例えば、「ナチュラルに見せたい」というお客様に「では、8mmの長さで装着しましょう」という提案はあまりおすすめできません。そうではなく、「自まつげくらいのイメージが良いですか?」「真ん中を少し伸ばして縦幅を伸ばすのも似合いそうですが、いかがでしょうか?」といったように、“ナチュラル”といった言葉の意味をさまざまな質問から探っていくことも必要です。言葉だけではお互いのイメージしたものにギャップも生まれやすくなるため、画像を見ながらすり合わせすることも大切ですね。さまざまなデザインとその方の目元の特徴を見ながら、柔軟な発想を心掛けるようにしましょう。
デザイン決めで悩まれているお客様とのカウンセリングでは、アイリストの”聞き出す力”が試されます。”聞き出す力”とは、相手の話に対して、
といったスキルのこと。この力は、何も意識せずに身につくものではありません。どのようにして伸ばしていけばいいのでしょうか?
ここからは、日ごろの業務の中で簡単に実践できるポイントをご紹介しましょう。
話しやすい環境を作るためには、相づちはとても重要。ずっと黙って話を聞いているというアイリストはまずいないと思いますが、「相づち」が苦手という方はいるかもしれませんね。一言で相づちと言っても、さまざまなものがあります。「はい」や「ええ」などの一般的な相づちだけでは、相手に単調だと思われてしまうことも。ところどころに、「なるほど」「それは困りますよね」「いいですね」など、共感や感動を表すような相づちを交えてあげるようにすると、お客様は気持ちよく会話をすることができます。相づちをしながら、適度なうなずきや表情も心掛けるとよりいいでしょう。
オウム返しは、会話の基本中の基本。聞き上手なアイリストは無意識のうちにできている方も多いでしょう。中には「不自然になりそう」と苦手意識を持つ方もいますが、お客様に安心いただくためにはかなり効果的な方法です。オウム返しの練習方法は、大事なキーワードの部分を繰り返すようにするということ。この訓練を意識的に行うことで、お客様に安心感を与えられるだけでなく、話の要点を絞り込む力も身につくようになります。
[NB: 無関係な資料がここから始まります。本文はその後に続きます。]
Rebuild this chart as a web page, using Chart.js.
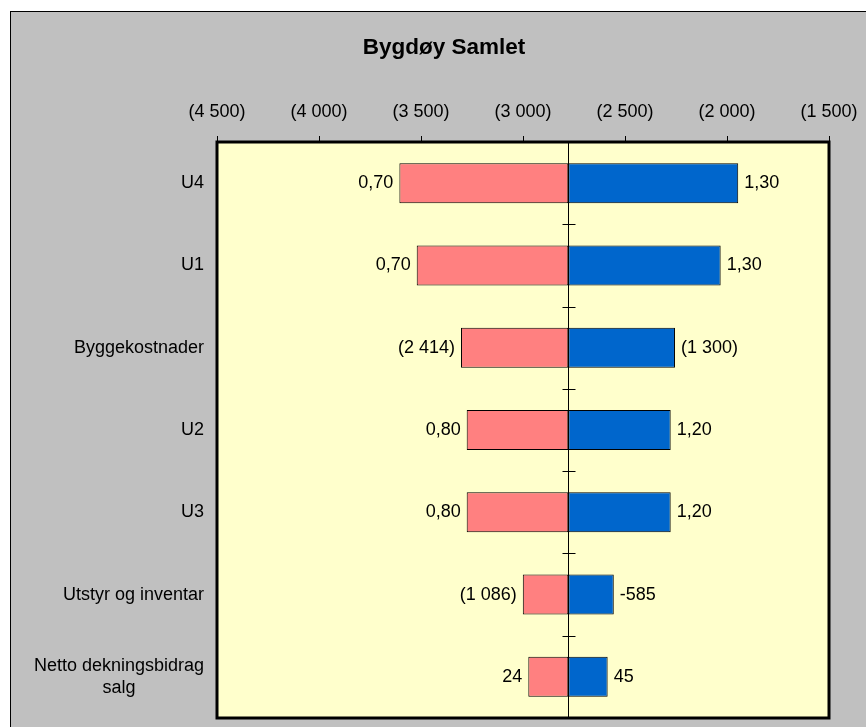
<!DOCTYPE html>
<html><head><meta charset="utf-8">
<script src="https://cdn.jsdelivr.net/npm/chart.js@4"></script>
<style>
html,body{margin:0;padding:0;background:#fff;overflow:hidden;width:866px;height:727px;}
#frame{position:absolute;left:10px;top:11px;width:900px;height:800px;border:1px solid #000;background:#c0c0c0;}
#wrap{position:absolute;left:0;top:0;width:866px;height:727px;}
</style></head><body>
<div id="frame"></div>
<div id="wrap"><canvas id="c" width="866" height="727"></canvas></div>
<script>
const chartTitle = 'Bygdøy Samlet';
const categories = [['U4'], ['U1'], ['Byggekostnader'], ['U2'], ['U3'], ['Utstyr og inventar'], ['Netto dekningsbidrag', 'salg']];
const baseValue = -2778;
const lowValues = [-3606, -3521, -3304, -3276, -3276, -3001, -2974];
const highValues = [-1945, -2031, -2255, -2276, -2276, -2555, -2585];
const lowLabels = ['0,70', '0,70', '(2 414)', '0,80', '0,80', '(1 086)', '24'];
const highLabels = ['1,30', '1,30', '(1 300)', '1,20', '1,20', '-585', '45'];
const xTickValues = [-4500, -4000, -3500, -3000, -2500, -2000, -1500];
const xTickLabels = ['(4 500)', '(4 000)', '(3 500)', '(3 000)', '(2 500)', '(2 000)', '(1 500)'];

const FONT = '"Liberation Sans", Arial, sans-serif';

const tornado = {
  id: 'tornado',
  beforeDraw(chart) {
    const a = chart.chartArea, ctx = chart.ctx;
    ctx.save();
    ctx.fillStyle = '#FFFFCC';
    ctx.fillRect(a.left, a.top, a.right - a.left, a.bottom - a.top);
    // title
    ctx.fillStyle = '#000';
    ctx.font = 'bold 22.5px ' + FONT;
    ctx.textAlign = 'center';
    ctx.textBaseline = 'middle';
    ctx.fillText(chartTitle, 444, 48);
    ctx.restore();
  },
  afterDatasetsDraw(chart) {
    const a = chart.chartArea, ctx = chart.ctx;
    const xs = chart.scales.x, ys = chart.scales.y;
    ctx.save();
    // centre line
    const cx = Math.round(xs.getPixelForValue(baseValue)) + 0.5;
    ctx.strokeStyle = '#000';
    ctx.lineWidth = 1;
    ctx.beginPath();
    ctx.moveTo(cx, a.top);
    ctx.lineTo(cx, a.bottom);
    // category boundary ticks
    for (let i = 1; i < categories.length; i++) {
      const y = Math.round((ys.getPixelForValue(i - 1) + ys.getPixelForValue(i)) / 2) + 0.5;
      ctx.moveTo(cx - 6, y);
      ctx.lineTo(cx + 7, y);
    }
    ctx.stroke();
    // value labels
    ctx.fillStyle = '#000';
    ctx.font = '18px ' + FONT;
    ctx.textBaseline = 'middle';
    const m0 = chart.getDatasetMeta(0), m1 = chart.getDatasetMeta(1);
    m0.data.forEach((el, i) => {
      ctx.textAlign = 'right';
      ctx.fillText(lowLabels[i], Math.min(el.x, el.base) - 6, el.y);
    });
    m1.data.forEach((el, i) => {
      ctx.textAlign = 'left';
      ctx.fillText(highLabels[i], Math.max(el.x, el.base) + 6, el.y);
    });
    // category labels
    const right = a.left - 13;
    const lh = 21.6;
    categories.forEach((lines, i) => {
      const yc = ys.getPixelForValue(i);
      let maxW = 0;
      lines.forEach(l => { maxW = Math.max(maxW, ctx.measureText(l).width); });
      const center = right - maxW / 2;
      ctx.textAlign = 'center';
      lines.forEach((l, k) => {
        const y = yc + (k - (lines.length - 1) / 2) * lh;
        ctx.fillText(l, center, y);
      });
    });
    // plot border
    ctx.lineWidth = 3;
    ctx.strokeStyle = '#000';
    ctx.strokeRect(a.left, a.top, a.right - a.left, a.bottom - a.top);
    ctx.restore();
  }
};

new Chart(document.getElementById('c'), {
  type: 'bar',
  data: {
    labels: categories.map(c => c.join(' ')),
    datasets: [
      {
        data: lowValues.map(v => [baseValue, v]),
        backgroundColor: '#FF8080',
        borderColor: '#000',
        borderWidth: 1,
        borderSkipped: false,
        grouped: false,
        barPercentage: 0.486,
        categoryPercentage: 1
      },
      {
        data: highValues.map(v => [baseValue, v]),
        backgroundColor: '#0066CC',
        borderColor: '#000',
        borderWidth: 1,
        borderSkipped: false,
        grouped: false,
        barPercentage: 0.486,
        categoryPercentage: 1
      }
    ]
  },
  options: {
    indexAxis: 'y',
    responsive: false,
    animation: false,
    devicePixelRatio: 1,
    layout: { padding: { left: 0, right: 37, top: 102, bottom: 9 } },
    plugins: {
      legend: { display: false },
      tooltip: { enabled: false },
      title: { display: false }
    },
    scales: {
      x: {
        position: 'top',
        min: -4500,
        max: -1500,
        afterFit: s => { s.height = 40; s.paddingLeft = 0; s.paddingRight = 0; },
        ticks: {
          stepSize: 500,
          autoSkip: false,
          maxRotation: 0,
          color: '#000',
          padding: 13,
          font: { family: FONT, size: 18 },
          callback: v => { const k = xTickValues.indexOf(v); return k >= 0 ? xTickLabels[k] : ''; }
        },
        grid: { display: true, drawOnChartArea: false, drawTicks: true, tickLength: 6, color: '#000', lineWidth: 1 },
        border: { display: false }
      },
      y: {
        type: 'category',
        offset: true,
        afterFit: s => { s.width = 217; },
        ticks: { display: false },
        grid: { display: false },
        border: { display: false }
      }
    }
  },
  plugins: [tornado]
});
</script>
</body></html>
みなさんは、単調に質問だけを繰り返すような会話はしていませんか?
お客様の会話のワードだけを拾って、浅い会話になっていませんか?
ヒアリングでお客様の要望を聞き出すのに時間がかかるというアイリストは、普段から”なんとなく”会話をしている可能性が高いです。深く話が聞けるようになれば、その分カウンセリングもスピーディにできるようになるはず。お客様との大事なカウンセリングを充実させるためにも、アイリストの”聞き出す力”のステップアップは必要不可欠でしょう。
“聞き出す力”というのは、言い換えれば”相手に話させる力”とも言います。これは、アイリストにとっては、かなり重要なスキルですよね。会話というのは”なんとなく”でも成立してしまうもの。しかし、スキルによって、聞き出せる情報量にかなり差異が生まれる、奥が深いものでもあります。デザイン決めに悩まれているお客様から効率的に情報を引き出し、明確で最適な提案をするためには、日ごろから”聞き出す力”を養っておくことが大切。普段から、深い会話ができるように、意識をするようにしましょう。